Nymi inventors and co-founders Karl Martin and Foteini Agrafioti were two-thirds of the way through their program at the Rotman School of Business’ Creative Destruction Lab incubator in Toronto in 2011 when they had a couple epiphanies surrounding what to do with their biometric, heart-recognition technology.

It had already been two years since they had developed it and their initial plan to license the tech to other companies for use in security applications had yet to pique much interest.

“Our first epiphany was that the technology was so new and different that we couldn’t depend on another company to bring it to market,” explains Karl. “And the second thing was when we were looking at the whole space around authentication and identity we realized the gap in the market was not around a better password or better fingerprint technology, the problem is that the tools we are using today – passwords, pins, etc… – aren’t scaling well with the modern world.”

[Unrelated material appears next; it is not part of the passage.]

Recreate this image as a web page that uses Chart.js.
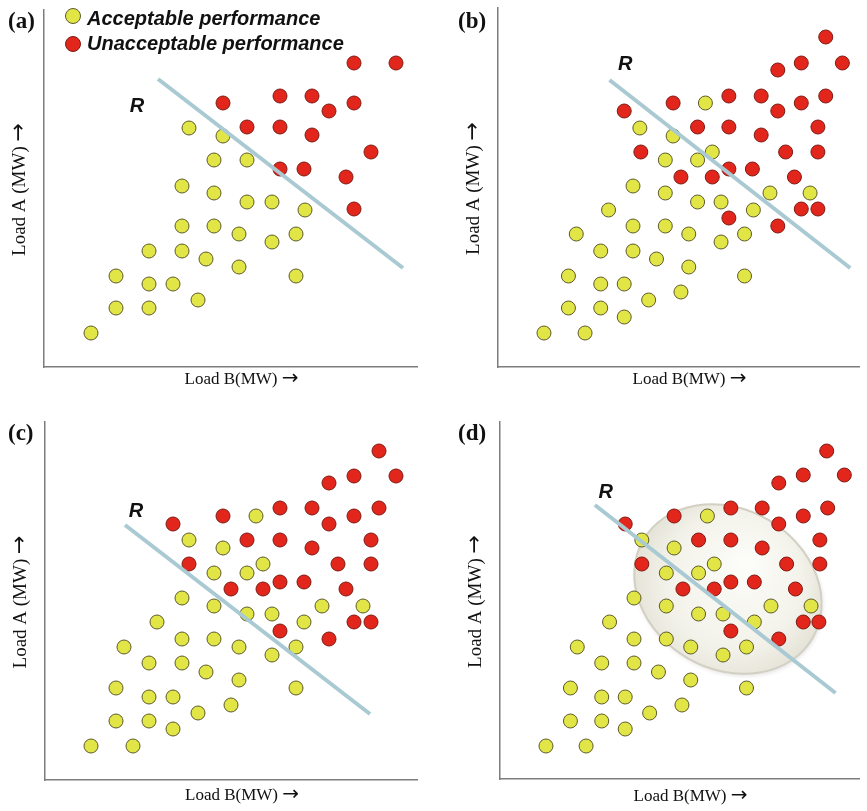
<!DOCTYPE html>
<html><head><meta charset="utf-8">
<script src="https://cdn.jsdelivr.net/npm/chart.js@4.4.0/dist/chart.umd.min.js"></script>
<style>
html,body{margin:0;padding:0;background:#fff;}
#wrap{position:relative;width:867px;height:811px;overflow:hidden;background:#fff;}
canvas{position:absolute;}
.tag{position:absolute;font:bold 23px "Liberation Serif",serif;color:#111;line-height:23px;white-space:nowrap;}
.leg{position:absolute;font:italic bold 20px "Liberation Sans",sans-serif;color:#111;line-height:20px;white-space:nowrap;}
.dot{position:absolute;width:16px;height:16px;border-radius:50%;box-sizing:border-box;border:1px solid;}
</style></head><body>
<div id="wrap">
  <canvas id="ca" width="433" height="405" style="left:0;top:0"></canvas>
  <canvas id="cb" width="434" height="405" style="left:433px;top:0"></canvas>
  <canvas id="cc" width="433" height="406" style="left:0;top:405px"></canvas>
  <canvas id="cd" width="434" height="406" style="left:433px;top:405px"></canvas>
  <div class="tag" style="left:8px;top:9px">(a)</div>
  <div class="tag" style="left:458px;top:9px">(b)</div>
  <div class="tag" style="left:8px;top:421px">(c)</div>
  <div class="tag" style="left:458px;top:421px">(d)</div>
  <div class="dot" id="dotA" style="left:65px;top:8px"></div>
  <div class="leg" id="legA" style="left:87px;top:8px"></div>
  <div class="dot" id="dotU" style="left:65px;top:36px"></div>
  <div class="leg" id="legU" style="left:87px;top:33px"></div>
</div>
<script>
// ---------- data (Load B, Load A) in arbitrary MW units ----------
const seriesNames = ['Acceptable performance', 'Unacceptable performance'];
const xTitleText = 'Load B(MW)';
const yTitleText = 'Load A (MW)';
const arrowText = '\u2192';
const boundaryName = 'R';

// axis limits per panel (a,b,c,d)
const loadBMax = [373, 369, 372, 367];
const loadAMax = [357, 359, 358, 357];

// panel (a)
const aAcceptable = [[145,239],[179,231],[170,207],[203,207],[138,181],[170,174],[203,165],[228,165],[261,157],
  [138,141],[170,141],[195,133],[228,125],[252,133],[105,116],[138,116],[162,108],[195,100],[252,91],[72,91],
  [105,83],[129,83],[154,67],[72,59],[105,59],[47,34]];
const aUnacceptable = [[310,304],[352,304],[236,271],[268,271],[179,264],[310,264],[285,256],[203,240],[236,240],
  [268,232],[327,215],[236,198],[260,198],[302,190],[310,158]];
const aBoundary = [[114,288],[359,99]];
const aBoundaryLabel = [93,261];

// panel (b)
const bAcceptable = [[212,264],[145,239],[179,231],[219,215],[171,207],[204,207],[138,181],[171,174],[278,174],
  [319,174],[204,165],[228,165],[261,157],[113,157],[138,141],[171,141],[195,133],[228,125],[252,133],[80,133],
  [105,116],[138,116],[162,108],[195,100],[252,91],[72,91],[105,83],[129,83],[154,67],[187,75],[72,59],[105,59],
  [129,50],[47,34],[89,34]];
const bUnacceptable = [[335,330],[310,304],[352,304],[286,297],[236,271],[269,271],[335,271],[179,264],[310,264],
  [286,256],[129,256],[204,240],[236,240],[327,240],[269,232],[146,215],[294,215],[327,215],[236,198],[260,198],
  [187,190],[219,190],[303,190],[310,158],[327,158],[236,149],[286,141]];
const bBoundary = [[114,287],[360,99]];
const bBoundaryLabel = [130,303];

// panel (c)
const cAcceptable = [[211,264],[144,240],[178,232],[218,216],[169,207],[202,207],[137,182],[169,174],[277,174],
  [318,174],[202,166],[227,166],[259,158],[112,158],[137,141],[169,141],[194,133],[227,125],[251,133],[79,133],
  [104,117],[137,117],[161,108],[194,100],[251,92],[71,92],[104,83],[128,83],[186,75],[153,67],[71,59],[104,59],
  [128,51],[46,34],[88,34]];
const cUnacceptable = [[334,329],[309,304],[351,304],[284,297],[235,272],[267,272],[334,272],[178,264],[309,264],
  [284,256],[128,256],[202,240],[235,240],[326,240],[267,232],[144,216],[293,216],[326,216],[235,198],[259,198],
  [186,191],[218,191],[301,191],[309,158],[326,158],[235,149],[284,141]];
const cBoundary = [[80,255],[325,66]];
const cBoundaryLabel = [91,269];

// panel (d)
const dAcceptable = [[212,263],[145,239],[178,231],[219,215],[170,206],[203,206],[137,181],[170,173],[277,173],
  [318,173],[203,165],[228,165],[260,157],[112,157],[137,140],[170,140],[195,132],[228,124],[252,132],[79,132],
  [104,116],[137,116],[162,107],[195,99],[252,91],[72,91],[104,82],[128,82],[186,74],[153,66],[72,58],[104,58],
  [128,50],[47,33],[88,33]];
const dUnacceptable = [[334,328],[310,304],[352,304],[285,296],[236,271],[268,271],[335,271],[178,263],[310,263],
  [285,255],[128,255],[203,239],[236,239],[327,239],[268,231],[145,215],[293,215],[327,215],[236,197],[260,197],
  [187,190],[219,190],[302,190],[310,157],[326,157],[236,148],[285,140]];
const dBoundary = [[97,274],[343,86]];
const dBoundaryLabel = [108,287];
// uncertain region in panel (d): centre (Load B, Load A), semi-axes, tilt (deg)
const dRegionCentre = [233,190];
const dRegionAxes = [100,80];
const dRegionTilt = 30;

// ---------- styles ----------
const YEL = '#e1e546', YELB = '#5d5a2c', RED = '#e2261c', REDB = '#7d1b13';
const LINEC = '#a9c9d3', AXISC = '#7d7d7d';
const SERIF = '"Liberation Serif", serif';
const ARROWF = '"DejaVu Sans", sans-serif';

document.getElementById('legA').textContent = seriesNames[0];
document.getElementById('legU').textContent = seriesNames[1];
const dA = document.getElementById('dotA'); dA.style.background = YEL; dA.style.borderColor = YELB;
const dU = document.getElementById('dotU'); dU.style.background = RED; dU.style.borderColor = REDB;

const toXY = arr => arr.map(([x, y]) => ({x, y}));

// axis titles: serif words followed by a sans arrow
function drawTitle(ctx, words, size, cx, cy, rot) {
  ctx.save();
  ctx.translate(cx, cy);
  ctx.rotate(rot);
  ctx.fillStyle = '#111';
  ctx.textBaseline = 'alphabetic';
  ctx.textAlign = 'left';
  const arrowFont = (size + 3) + 'px ' + ARROWF;
  ctx.font = size + 'px ' + SERIF;
  const w1 = ctx.measureText(words + ' ').width;
  ctx.font = arrowFont;
  const w2 = ctx.measureText(arrowText).width;
  const start = -(w1 + w2) / 2;
  ctx.font = size + 'px ' + SERIF;
  ctx.fillText(words + ' ', start, 0);
  ctx.font = arrowFont;
  ctx.fillText(arrowText, start + w1, 0);
  ctx.restore();
}

function titlesPlugin(xBaseOffset) {
  return {
    id: 'axisTitles',
    afterDraw(chart) {
      const {ctx, chartArea: ca} = chart;
      drawTitle(ctx, xTitleText, 17, (ca.left + ca.right) / 2 + 11, ca.bottom + xBaseOffset, 0);
      drawTitle(ctx, yTitleText, 19, ca.left - 19, (ca.top + ca.bottom) / 2 + 1, -Math.PI / 2);
    }
  };
}

function labelPlugin(pos) {
  return {
    id: 'rlabel',
    afterDatasetsDraw(chart) {
      const {ctx, scales: {x, y}} = chart;
      ctx.save();
      ctx.font = 'italic bold 20px "Liberation Sans", sans-serif';
      ctx.fillStyle = '#111';
      ctx.textAlign = 'center';
      ctx.textBaseline = 'middle';
      ctx.fillText(boundaryName, x.getPixelForValue(pos[0]), y.getPixelForValue(pos[1]));
      ctx.restore();
    }
  };
}

function regionPlugin(centre, axes, tilt) {
  return {
    id: 'region',
    beforeDatasetsDraw(chart) {
      const {ctx, scales: {x, y}} = chart;
      const cx = x.getPixelForValue(centre[0]);
      const cy = y.getPixelForValue(centre[1]);
      const rx = Math.abs(x.getPixelForValue(centre[0] + axes[0]) - cx);
      const ry = Math.abs(y.getPixelForValue(centre[1] + axes[1]) - cy);
      ctx.save();
      ctx.shadowColor = 'rgba(0,0,0,0.12)';
      ctx.shadowBlur = 4;
      ctx.shadowOffsetX = 1;
      ctx.shadowOffsetY = 2;
      const g = ctx.createRadialGradient(cx + 20, cy - 25, 5, cx, cy, rx * 1.05);
      g.addColorStop(0, '#fcfcf9');
      g.addColorStop(0.65, '#f3f2ea');
      g.addColorStop(1, '#e2e0d3');
      ctx.beginPath();
      ctx.ellipse(cx, cy, rx, ry, tilt * Math.PI / 180, 0, Math.PI * 2);
      ctx.fillStyle = g;
      ctx.fill();
      ctx.shadowColor = 'transparent';
      ctx.lineWidth = 2;
      ctx.strokeStyle = '#d2d0c3';
      ctx.stroke();
      ctx.restore();
    }
  };
}

function makeChart(id, idx, acc, unacc, boundary, labelPos, layoutPad, xBaseOffset, extraPlugins) {
  new Chart(document.getElementById(id), {
    type: 'scatter',
    data: {
      datasets: [
        {label: boundaryName, data: toXY(boundary), showLine: true, borderColor: LINEC, borderWidth: 4,
         pointRadius: 0, fill: false, order: 0},
        {label: seriesNames[1], data: toXY(unacc), backgroundColor: RED, borderColor: REDB, borderWidth: 1,
         pointRadius: 7, order: 1},
        {label: seriesNames[0], data: toXY(acc), backgroundColor: YEL, borderColor: YELB, borderWidth: 1,
         pointRadius: 7, order: 2}
      ]
    },
    options: {
      responsive: false, animation: false, events: [],
      layout: {padding: layoutPad},
      plugins: {legend: {display: false}, tooltip: {enabled: false}},
      scales: {
        x: {type: 'linear', min: 0, max: loadBMax[idx],
            ticks: {display: false}, grid: {display: false, drawTicks: false},
            border: {display: true, color: AXISC, width: 1.5},
            title: {display: false}},
        y: {type: 'linear', min: 0, max: loadAMax[idx],
            ticks: {display: false}, grid: {display: false, drawTicks: false},
            border: {display: true, color: AXISC, width: 1.5},
            title: {display: false}}
      }
    },
    plugins: [labelPlugin(labelPos), titlesPlugin(xBaseOffset)].concat(extraPlugins || [])
  });
}

makeChart('ca', 0, aAcceptable, aUnacceptable, aBoundary, aBoundaryLabel,
  {left: 44, right: 16, top: 10, bottom: 38}, 17);
makeChart('cb', 1, bAcceptable, bUnacceptable, bBoundary, bBoundaryLabel,
  {left: 65, right: 0, top: 8, bottom: 38}, 17);
makeChart('cc', 2, cAcceptable, cUnacceptable, cBoundary, cBoundaryLabel,
  {left: 45, right: 16, top: 17, bottom: 31}, 20);
makeChart('cd', 3, dAcceptable, dUnacceptable, dBoundary, dBoundaryLabel,
  {left: 67, right: 0, top: 17, bottom: 32}, 22,
  [regionPlugin(dRegionCentre, dRegionAxes, dRegionTilt)]);
</script>
</body></html>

So they took it upon themselves, creating the Nymi band in 2013.

“We quickly shifted to 100% focus on the concept of a wearable authenticator, recruited a hardware lead and raised $1.4 million in financing,” he says. “The sales took off from there.”

Nymi

Shortly after, they launched a successful partnership with MasterCard enabling contactless payments from the wristband via tap and pay. In mid-2014 Nymi raised $14 million. 

“We are very much a startup spawned in Toronto – myself and my co-founder are U of T grads so we consider this company a spin-off of the university and all our talent is local,” he says.

For Karl, it’s a special time in Toronto where awareness is shifting beyond the typical corporate and financial sectors, which formerly dominated Toronto, towards the next generation of startups.

“What I find is that the community support is extremely strong,” he says. “What’s so valuable as a founder is to be part of an ecosystem where you have examples of both successes and failures and if you’re in a smaller city that maybe doesn’t have this structure, you don’t know what that looks like.”

But here, he explains, he can see what the big mistakes are and learn from them.

“Toronto today is this extremely fertile ground,” says Karl. “I’m part of a founder group that meets every couple of months and get’s together to discuss visions – you can’t do that everywhere but in Toronto you have people in every stage of their business and that kind of community is really important to help you make decisions.”

Over the last few years Karl has noticed a shift in the Toronto startup ecosystem from businesses just looking to grow and become self-sustaining to entrepreneurs setting their sights on world domination.

“The level of the overall game has risen because of this kind of culture shift. We’re in the midst of it but it’s definitely happening,” he says. “There’s an aura that you can go big here and this is the place to grow your dreams.” 

It’s an inclusive community, one the Nymi co-founder is proud to call his own.

“By coming here you don’t have to have grown up here, just show up, keep your eyes and ears open and you’ll find ways to build your network,” he says. “We’re at a time and a place in Toronto where the opportunities are here – you just have to reach out and grab them.”